Plotting code records
──────────────────────────────
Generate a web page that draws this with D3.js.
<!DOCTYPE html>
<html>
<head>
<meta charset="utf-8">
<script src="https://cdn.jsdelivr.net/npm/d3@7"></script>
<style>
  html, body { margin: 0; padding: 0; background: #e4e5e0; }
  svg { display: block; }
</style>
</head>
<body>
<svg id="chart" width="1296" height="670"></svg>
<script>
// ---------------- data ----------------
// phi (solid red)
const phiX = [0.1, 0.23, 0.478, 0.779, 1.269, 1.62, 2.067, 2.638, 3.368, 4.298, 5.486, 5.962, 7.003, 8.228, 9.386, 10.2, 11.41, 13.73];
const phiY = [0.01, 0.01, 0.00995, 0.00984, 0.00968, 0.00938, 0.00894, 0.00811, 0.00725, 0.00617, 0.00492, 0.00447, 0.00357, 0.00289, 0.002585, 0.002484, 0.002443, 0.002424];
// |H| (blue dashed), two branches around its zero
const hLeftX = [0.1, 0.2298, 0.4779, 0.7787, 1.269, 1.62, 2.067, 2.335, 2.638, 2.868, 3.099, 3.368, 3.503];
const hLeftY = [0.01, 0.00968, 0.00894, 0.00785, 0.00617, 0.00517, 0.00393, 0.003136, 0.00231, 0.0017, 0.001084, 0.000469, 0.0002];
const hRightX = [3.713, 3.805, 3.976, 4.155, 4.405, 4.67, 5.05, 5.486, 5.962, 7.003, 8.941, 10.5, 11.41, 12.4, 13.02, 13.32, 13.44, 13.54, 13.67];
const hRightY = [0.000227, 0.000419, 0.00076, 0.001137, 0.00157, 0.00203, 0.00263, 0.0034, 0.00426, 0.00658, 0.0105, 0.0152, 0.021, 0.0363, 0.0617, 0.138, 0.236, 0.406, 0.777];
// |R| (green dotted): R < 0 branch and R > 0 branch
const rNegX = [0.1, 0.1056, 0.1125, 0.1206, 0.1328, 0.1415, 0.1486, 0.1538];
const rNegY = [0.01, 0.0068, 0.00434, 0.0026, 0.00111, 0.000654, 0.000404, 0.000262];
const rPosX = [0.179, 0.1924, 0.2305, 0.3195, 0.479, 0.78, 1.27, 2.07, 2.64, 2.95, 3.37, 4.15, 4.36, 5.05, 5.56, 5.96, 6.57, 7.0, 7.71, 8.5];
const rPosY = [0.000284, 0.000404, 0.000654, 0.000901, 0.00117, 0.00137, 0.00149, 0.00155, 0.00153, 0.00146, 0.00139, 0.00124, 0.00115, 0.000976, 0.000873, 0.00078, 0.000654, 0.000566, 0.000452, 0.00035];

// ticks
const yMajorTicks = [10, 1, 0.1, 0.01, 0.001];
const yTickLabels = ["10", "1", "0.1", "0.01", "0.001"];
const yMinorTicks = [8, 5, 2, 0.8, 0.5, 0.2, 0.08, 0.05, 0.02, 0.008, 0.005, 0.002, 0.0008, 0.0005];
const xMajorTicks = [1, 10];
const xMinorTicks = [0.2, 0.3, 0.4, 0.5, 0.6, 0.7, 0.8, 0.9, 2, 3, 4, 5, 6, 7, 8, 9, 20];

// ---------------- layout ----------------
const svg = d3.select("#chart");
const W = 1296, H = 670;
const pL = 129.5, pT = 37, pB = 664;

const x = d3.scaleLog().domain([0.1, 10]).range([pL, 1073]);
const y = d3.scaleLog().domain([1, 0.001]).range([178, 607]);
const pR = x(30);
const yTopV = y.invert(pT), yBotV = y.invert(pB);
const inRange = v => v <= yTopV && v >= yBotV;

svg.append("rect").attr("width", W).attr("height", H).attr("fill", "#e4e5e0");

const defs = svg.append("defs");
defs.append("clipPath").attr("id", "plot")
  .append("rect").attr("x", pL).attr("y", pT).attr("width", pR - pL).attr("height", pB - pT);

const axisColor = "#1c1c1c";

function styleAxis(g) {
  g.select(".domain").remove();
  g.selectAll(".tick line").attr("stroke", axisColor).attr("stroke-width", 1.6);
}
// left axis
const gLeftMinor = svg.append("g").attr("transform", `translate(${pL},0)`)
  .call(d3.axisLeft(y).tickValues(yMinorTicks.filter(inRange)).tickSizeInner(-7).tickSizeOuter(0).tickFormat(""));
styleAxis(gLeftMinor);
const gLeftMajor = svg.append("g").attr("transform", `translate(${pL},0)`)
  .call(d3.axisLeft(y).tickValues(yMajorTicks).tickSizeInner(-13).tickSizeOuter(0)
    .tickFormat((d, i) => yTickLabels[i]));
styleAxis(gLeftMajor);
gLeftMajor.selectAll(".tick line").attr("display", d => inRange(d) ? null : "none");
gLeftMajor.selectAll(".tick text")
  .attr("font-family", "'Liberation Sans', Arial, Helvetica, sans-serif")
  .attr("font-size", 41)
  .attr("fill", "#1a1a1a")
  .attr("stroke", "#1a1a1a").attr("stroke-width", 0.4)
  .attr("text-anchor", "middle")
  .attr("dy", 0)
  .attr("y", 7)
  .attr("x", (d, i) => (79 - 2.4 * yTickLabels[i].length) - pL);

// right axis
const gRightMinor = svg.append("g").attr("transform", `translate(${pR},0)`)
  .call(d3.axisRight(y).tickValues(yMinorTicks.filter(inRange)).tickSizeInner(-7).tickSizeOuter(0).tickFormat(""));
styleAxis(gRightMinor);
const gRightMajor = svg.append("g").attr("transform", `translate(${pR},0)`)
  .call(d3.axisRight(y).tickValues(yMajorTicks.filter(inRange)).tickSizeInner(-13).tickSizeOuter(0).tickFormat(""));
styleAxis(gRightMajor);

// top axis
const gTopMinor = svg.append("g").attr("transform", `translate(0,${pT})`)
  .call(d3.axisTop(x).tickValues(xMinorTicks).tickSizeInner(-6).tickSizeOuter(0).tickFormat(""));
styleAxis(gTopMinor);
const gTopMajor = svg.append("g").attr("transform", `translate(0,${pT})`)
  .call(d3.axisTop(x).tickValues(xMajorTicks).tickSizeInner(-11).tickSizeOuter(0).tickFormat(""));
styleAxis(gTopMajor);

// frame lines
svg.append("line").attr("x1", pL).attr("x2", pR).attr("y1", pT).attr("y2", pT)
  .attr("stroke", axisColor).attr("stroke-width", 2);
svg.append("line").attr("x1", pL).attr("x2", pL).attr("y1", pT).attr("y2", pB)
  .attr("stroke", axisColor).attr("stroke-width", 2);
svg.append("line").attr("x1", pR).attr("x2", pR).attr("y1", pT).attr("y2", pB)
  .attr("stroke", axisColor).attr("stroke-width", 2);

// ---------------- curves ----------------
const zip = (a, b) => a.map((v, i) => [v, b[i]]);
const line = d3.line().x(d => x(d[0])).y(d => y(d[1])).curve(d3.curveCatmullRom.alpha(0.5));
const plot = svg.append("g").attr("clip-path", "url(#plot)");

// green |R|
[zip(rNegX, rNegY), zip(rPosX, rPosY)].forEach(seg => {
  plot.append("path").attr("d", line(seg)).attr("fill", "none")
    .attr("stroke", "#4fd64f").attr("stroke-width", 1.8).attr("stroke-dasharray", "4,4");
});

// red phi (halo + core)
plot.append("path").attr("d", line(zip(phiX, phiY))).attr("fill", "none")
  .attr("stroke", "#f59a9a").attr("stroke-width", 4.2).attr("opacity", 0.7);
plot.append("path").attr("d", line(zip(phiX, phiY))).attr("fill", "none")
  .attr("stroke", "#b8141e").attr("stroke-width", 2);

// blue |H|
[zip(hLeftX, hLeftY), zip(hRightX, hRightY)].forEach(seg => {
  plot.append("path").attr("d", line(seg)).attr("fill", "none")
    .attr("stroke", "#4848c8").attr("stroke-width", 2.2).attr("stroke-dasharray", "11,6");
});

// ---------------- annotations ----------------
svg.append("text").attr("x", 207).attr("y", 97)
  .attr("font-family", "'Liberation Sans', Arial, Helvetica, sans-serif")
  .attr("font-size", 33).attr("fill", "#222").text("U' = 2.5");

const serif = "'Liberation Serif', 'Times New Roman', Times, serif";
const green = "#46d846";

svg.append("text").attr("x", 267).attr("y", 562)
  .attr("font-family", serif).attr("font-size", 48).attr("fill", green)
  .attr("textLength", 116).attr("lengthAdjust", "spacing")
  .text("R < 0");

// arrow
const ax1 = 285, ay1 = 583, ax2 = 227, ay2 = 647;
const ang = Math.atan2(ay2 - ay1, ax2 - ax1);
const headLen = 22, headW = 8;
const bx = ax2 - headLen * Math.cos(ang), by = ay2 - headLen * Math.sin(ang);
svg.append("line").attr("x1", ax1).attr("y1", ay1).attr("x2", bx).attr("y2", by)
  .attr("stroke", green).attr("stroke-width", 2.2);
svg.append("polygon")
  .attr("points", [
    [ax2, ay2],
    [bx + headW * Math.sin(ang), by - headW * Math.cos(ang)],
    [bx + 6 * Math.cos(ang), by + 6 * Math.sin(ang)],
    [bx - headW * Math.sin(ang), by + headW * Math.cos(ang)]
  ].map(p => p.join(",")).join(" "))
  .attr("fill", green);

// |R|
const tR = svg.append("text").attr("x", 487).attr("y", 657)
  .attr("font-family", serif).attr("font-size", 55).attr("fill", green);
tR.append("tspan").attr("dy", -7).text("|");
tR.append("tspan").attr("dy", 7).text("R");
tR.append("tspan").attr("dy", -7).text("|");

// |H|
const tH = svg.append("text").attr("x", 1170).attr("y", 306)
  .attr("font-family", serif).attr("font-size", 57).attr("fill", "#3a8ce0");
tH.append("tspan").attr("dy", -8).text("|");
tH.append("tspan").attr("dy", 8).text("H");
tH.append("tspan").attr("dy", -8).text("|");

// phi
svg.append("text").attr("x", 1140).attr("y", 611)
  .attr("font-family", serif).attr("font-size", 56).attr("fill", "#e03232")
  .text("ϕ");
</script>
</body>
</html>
──────────────────────────────
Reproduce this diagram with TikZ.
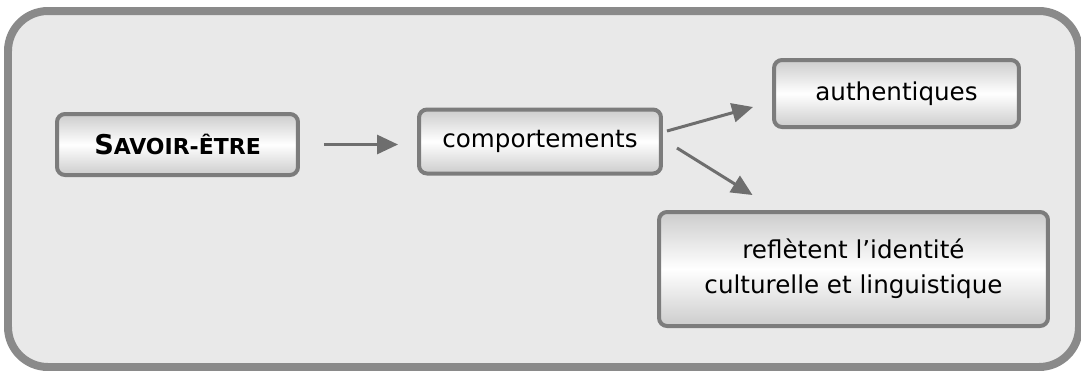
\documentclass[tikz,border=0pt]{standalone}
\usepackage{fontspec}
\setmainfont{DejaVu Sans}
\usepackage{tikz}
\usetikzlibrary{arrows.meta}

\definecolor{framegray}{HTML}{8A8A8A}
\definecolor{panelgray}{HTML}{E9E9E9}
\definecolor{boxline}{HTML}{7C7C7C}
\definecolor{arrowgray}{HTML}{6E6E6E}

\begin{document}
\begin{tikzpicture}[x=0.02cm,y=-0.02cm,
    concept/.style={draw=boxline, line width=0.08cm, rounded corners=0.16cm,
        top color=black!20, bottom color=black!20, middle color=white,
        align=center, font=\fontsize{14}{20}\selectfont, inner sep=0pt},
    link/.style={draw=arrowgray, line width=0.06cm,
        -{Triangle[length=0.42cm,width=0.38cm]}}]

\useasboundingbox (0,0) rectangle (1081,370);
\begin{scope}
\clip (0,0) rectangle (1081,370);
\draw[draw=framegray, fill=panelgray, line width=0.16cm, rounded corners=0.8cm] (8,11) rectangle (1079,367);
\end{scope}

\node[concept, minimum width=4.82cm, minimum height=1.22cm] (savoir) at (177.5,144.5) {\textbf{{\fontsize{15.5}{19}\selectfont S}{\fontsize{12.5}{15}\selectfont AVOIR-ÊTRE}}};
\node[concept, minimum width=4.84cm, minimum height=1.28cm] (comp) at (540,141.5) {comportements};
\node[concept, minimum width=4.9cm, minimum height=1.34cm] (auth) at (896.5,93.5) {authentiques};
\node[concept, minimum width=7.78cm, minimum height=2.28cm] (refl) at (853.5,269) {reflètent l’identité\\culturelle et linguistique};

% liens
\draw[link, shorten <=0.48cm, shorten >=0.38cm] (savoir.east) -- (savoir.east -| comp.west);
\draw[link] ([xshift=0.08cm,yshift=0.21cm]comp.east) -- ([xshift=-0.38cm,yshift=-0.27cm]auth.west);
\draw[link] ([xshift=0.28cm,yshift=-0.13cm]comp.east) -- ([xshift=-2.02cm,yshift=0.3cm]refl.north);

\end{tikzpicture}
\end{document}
──────────────────────────────
State the number of lines that contain the string "this", with no other words.

RESULT BELOW
2